## Exercise description
Check every line below for the word "this" and copy each one that has it.

## Given data
>>>
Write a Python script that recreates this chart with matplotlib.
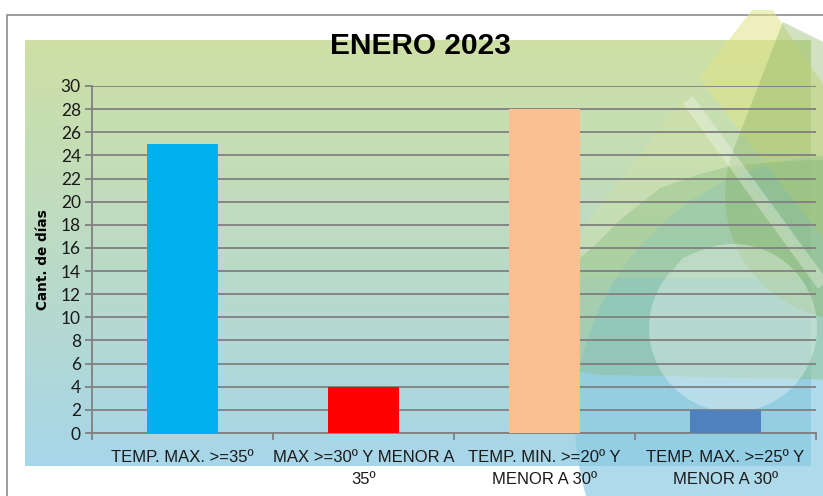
<<<
>>>
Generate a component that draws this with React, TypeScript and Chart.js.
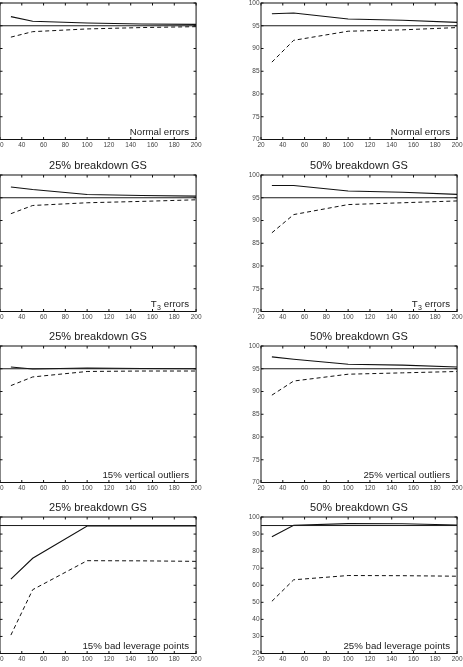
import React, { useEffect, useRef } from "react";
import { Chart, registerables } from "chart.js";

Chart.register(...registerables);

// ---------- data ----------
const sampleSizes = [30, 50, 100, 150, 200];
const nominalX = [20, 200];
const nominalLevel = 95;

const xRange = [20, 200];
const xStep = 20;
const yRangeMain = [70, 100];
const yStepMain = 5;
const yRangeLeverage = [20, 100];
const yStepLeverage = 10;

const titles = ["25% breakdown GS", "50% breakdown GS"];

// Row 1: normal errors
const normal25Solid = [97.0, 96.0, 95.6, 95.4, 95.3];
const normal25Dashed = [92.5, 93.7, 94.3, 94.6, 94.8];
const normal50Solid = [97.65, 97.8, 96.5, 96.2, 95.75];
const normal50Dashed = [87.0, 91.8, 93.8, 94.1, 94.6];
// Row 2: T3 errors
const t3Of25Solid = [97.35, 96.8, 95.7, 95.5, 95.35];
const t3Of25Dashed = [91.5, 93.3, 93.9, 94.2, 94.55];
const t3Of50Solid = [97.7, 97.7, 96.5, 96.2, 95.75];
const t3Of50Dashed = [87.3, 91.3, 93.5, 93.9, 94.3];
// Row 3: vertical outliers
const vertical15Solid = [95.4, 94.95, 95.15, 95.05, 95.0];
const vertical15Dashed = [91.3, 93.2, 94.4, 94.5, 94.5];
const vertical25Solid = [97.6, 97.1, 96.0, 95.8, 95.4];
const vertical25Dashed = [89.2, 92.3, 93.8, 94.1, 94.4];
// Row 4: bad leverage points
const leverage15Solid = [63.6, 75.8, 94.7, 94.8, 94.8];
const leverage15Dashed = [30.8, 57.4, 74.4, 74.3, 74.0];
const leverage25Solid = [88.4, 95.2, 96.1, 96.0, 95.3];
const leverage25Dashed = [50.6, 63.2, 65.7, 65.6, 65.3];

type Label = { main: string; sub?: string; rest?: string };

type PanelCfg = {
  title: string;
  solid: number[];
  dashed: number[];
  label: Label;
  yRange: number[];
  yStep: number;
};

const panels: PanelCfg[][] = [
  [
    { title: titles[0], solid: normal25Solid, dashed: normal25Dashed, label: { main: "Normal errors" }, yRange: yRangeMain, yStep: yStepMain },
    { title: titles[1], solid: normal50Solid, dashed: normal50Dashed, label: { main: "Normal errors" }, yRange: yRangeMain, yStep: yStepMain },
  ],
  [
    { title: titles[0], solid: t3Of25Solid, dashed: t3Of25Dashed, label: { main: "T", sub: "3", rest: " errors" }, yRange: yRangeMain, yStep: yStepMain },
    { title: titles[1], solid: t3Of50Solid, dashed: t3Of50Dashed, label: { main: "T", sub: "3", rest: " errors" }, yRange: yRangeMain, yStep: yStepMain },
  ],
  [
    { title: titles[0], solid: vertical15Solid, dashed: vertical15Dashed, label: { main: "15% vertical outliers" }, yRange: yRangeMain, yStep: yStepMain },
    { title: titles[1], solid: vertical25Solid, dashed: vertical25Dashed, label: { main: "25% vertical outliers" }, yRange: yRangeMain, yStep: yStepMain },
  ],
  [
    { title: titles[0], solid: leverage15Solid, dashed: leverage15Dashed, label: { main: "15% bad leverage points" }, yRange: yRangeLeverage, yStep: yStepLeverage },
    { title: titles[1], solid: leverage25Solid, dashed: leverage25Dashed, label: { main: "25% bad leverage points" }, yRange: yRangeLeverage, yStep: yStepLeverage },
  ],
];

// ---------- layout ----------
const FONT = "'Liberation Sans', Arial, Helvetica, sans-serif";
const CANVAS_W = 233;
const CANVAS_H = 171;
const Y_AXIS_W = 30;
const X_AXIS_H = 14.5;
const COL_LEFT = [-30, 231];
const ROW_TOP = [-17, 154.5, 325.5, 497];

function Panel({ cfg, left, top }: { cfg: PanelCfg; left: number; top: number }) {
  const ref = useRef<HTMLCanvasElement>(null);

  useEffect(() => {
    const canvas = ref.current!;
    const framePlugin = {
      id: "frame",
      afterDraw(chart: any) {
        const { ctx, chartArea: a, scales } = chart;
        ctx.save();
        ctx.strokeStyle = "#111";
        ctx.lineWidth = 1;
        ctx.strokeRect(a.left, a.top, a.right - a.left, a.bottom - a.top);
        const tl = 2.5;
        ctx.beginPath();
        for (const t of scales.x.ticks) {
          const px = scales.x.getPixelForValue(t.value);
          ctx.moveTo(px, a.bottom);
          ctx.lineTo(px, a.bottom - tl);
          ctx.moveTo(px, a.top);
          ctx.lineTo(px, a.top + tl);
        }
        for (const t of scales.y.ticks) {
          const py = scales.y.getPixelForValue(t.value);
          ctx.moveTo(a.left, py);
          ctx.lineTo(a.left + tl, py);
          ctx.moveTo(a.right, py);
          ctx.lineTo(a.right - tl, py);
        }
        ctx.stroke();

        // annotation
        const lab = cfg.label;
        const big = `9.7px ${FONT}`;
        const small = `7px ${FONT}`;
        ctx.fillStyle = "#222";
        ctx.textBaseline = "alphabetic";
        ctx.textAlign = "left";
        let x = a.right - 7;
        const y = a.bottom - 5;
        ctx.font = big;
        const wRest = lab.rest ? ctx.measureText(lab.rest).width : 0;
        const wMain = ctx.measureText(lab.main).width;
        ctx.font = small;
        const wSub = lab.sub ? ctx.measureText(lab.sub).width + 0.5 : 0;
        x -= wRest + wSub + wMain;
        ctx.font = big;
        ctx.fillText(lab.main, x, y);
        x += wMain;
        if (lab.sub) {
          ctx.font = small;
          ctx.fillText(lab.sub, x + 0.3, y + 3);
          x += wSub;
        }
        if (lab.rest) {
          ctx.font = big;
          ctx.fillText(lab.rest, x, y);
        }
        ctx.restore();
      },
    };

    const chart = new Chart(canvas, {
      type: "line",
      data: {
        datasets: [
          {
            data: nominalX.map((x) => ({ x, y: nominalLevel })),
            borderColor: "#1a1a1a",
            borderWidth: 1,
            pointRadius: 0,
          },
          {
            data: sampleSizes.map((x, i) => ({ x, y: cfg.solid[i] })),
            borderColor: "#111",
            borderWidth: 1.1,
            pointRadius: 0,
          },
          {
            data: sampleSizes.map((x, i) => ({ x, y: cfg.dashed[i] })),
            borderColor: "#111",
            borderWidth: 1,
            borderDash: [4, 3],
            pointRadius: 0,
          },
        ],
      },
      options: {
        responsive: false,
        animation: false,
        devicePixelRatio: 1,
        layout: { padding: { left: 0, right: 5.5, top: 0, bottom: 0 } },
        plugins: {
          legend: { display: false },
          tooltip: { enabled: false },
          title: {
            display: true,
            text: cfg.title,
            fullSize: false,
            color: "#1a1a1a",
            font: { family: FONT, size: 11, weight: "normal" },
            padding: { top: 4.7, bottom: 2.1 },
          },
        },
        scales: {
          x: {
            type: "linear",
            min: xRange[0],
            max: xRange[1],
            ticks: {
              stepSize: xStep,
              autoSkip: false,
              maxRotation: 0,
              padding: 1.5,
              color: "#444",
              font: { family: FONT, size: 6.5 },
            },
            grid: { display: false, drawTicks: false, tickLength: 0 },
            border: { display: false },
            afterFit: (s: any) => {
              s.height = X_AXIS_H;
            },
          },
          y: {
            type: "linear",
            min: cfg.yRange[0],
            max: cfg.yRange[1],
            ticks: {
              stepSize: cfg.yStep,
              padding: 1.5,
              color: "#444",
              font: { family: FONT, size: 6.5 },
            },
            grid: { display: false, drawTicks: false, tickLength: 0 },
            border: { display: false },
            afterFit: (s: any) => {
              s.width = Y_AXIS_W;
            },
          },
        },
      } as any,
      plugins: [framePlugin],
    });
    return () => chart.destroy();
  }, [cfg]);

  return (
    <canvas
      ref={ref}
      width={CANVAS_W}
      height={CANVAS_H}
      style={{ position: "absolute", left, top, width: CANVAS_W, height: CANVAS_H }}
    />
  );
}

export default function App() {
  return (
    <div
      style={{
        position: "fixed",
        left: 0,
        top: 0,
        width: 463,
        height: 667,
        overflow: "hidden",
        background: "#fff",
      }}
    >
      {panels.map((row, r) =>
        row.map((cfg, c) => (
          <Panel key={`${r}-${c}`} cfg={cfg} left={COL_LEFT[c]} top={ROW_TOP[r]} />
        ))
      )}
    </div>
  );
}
<<<
## Output
Write a Python script that recreates this chart with matplotlib.
Generate a component that draws this with React, TypeScript and Chart.js.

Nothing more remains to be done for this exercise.